Seinen Vortrag unterstütze der Archäologe mit Bildern und bemühte sich, sämtliche Fachbegriffe zu vermeiden oder sie wenigstens zu erläutern. Viel erklären musste er allerdings nicht, da die Jungen und Mädchen einiges Wissen mitbrachten.

Dies bemerkte man auch in der abschließenden Fragerunde. Die Kinder wollten zum Beispiel wissen: Hat es die Helden Agamemnon und Achill wirklich gegeben? Wie waren die Mauern gebaut, auch mit Mörtel wie bei den Römern? Wie ist es, Überreste von Menschen zu bergen?

Zu diesem Vortrag kamen Zuhörer sogar aus Marburg, etwa ein 35-Jähriger mit seinem Sohn (8). Marina Ortenberg (32), selber Studentin an der Gießener Universität wollte ihrer Tochter auch einmal einen anderen Fachbereich als ihren eigenen zeigen. Sie finde es gut, dass Kinder die Universität bei der Reihe erleben können und einen Einblick in das Studieren erhalten. Die Eltern sprachen allen beteiligten Professoren auch ein Lob aus: Die Kinder hätten sich immer 45 Minuten lang auf ein Thema konzentrieren können, ohne sich zu langweilen.

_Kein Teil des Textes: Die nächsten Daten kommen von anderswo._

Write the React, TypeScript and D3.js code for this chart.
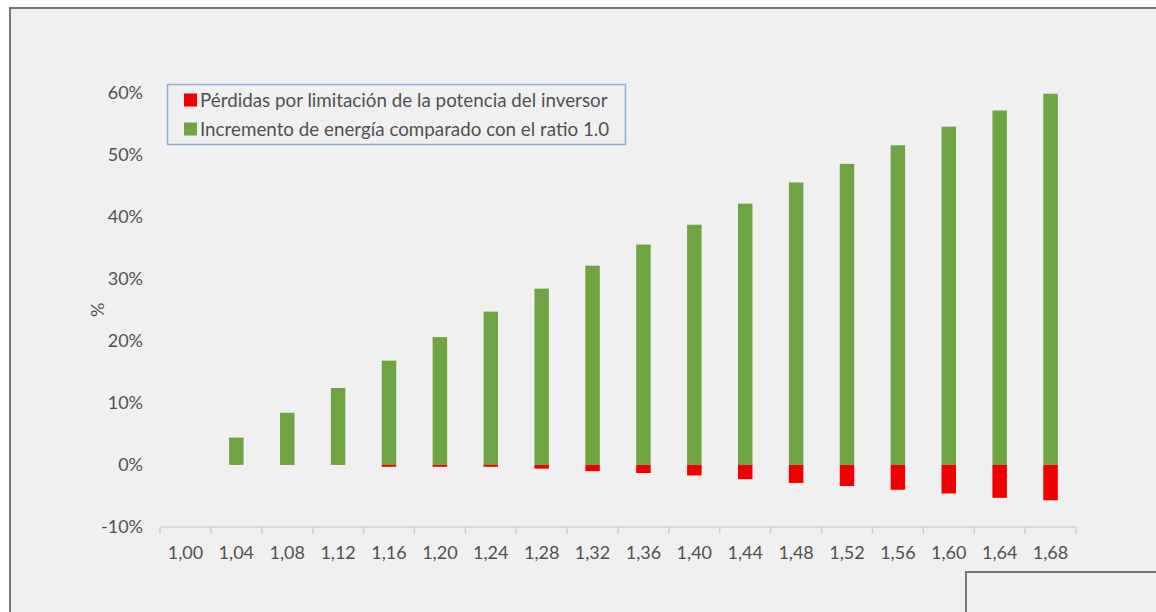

Vincent und Laurenz erzählten stolz, dass sie zu denen gehören, die bei jeder Vorlesung in diesem Semester dabei waren. »Wir haben alles verstanden«, betonten die Neunjährigen. Einige Kinder schrieben bereits wie richtige Studenten mit.

Prof. Martini nutzt im Übrigen nicht nur die »Kinderuni«, um sein Wissen weiterzugeben. Bereits im 18. Jahr habe er eine Vorlesung für kleine Zuhörer gehalten, sagt er – und er wolle auch noch einige Jahre weitermachen.